Proof of $\frac{1}{N}\sum_{j=1}^{N}{\sin(jx)}<\frac{2}{Nx}, \forall x \in (-2\pi,2\pi)$?

Question

I've come across this beautiful expression, I would like to share how nicely the function $\displaystyle\frac{1}{N}\displaystyle\sum_{j=1}^{N}{\sin(jx)}$ fits into $\displaystyle\frac{2}{Nx}$, for all x in ($-2\pi,2\pi$). But how can I prove it? I tried taking the derivative of the function to get its maximum value but got nowhere. I'm still a student who hasn't yet formally encountered the topics I may need to reach the solution: Since this place is full of experts I thought it was a good idea to post this problem here.
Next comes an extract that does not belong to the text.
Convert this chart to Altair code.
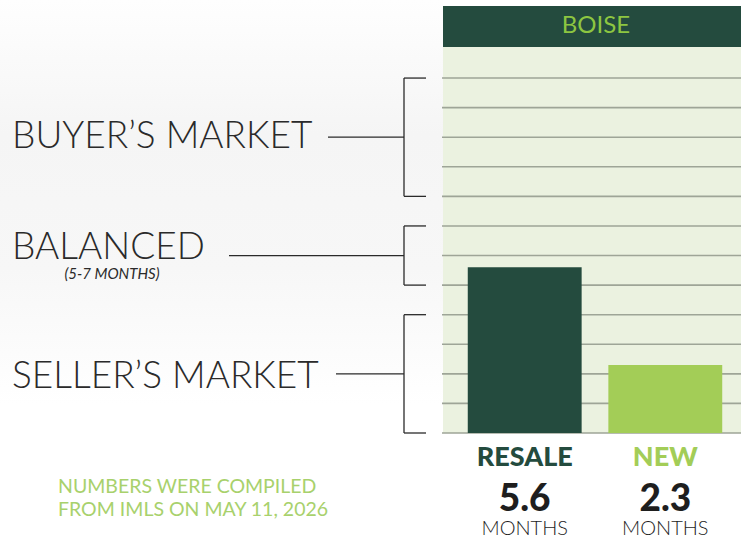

Thanks in advance for your time.

Answer 1

Getting the sum is a fun exercise in algebra. Using $\sin(kx) = \operatorname{Im}(e^{ikx})$

$$\sum_{k=1}^Ne^{ikx} = \frac{e^{i(N+1)x}-e^{ix}}{e^{ix}-1} = e^{i\left(N+1\right)\frac{x}{2}}\frac{\sin\left(N\frac{x}{2}\right)}{\sin\left(\frac{x}{2}\right)}$$

$$\implies \frac{1}{N}\sum_{k=1}^N\sin(kx) = \frac{\sin\left(N\frac{x}{2}\right)\sin\left((N+1)\frac{x}{2}\right)}{N\sin\left(\frac{x}{2}\right)}$$

Now an oscillatory envelope $f$ will always look like $f(x)g(x)$ where $g$ contains all of the oscillatory behavior so that the following holds

$$-|f| \leq f\cdot g \leq |f|$$

In this case the "non-oscillatory" part is the more slowly varying sine:

$$-\frac{1}{N}\csc\left(\frac{x}{2}\right)\leq\frac{\sin\left(N\frac{x}{2}\right)\sin\left((N+1)\frac{x}{2}\right)}{N\sin\left(\frac{x}{2}\right)}\leq \frac{1}{N}\csc\left(\frac{x}{2}\right)$$

for $x\in(-\pi,\pi)$, which is the actual function you are seeing. It relates to $\frac{2}{Nx}$ by small angle approximation.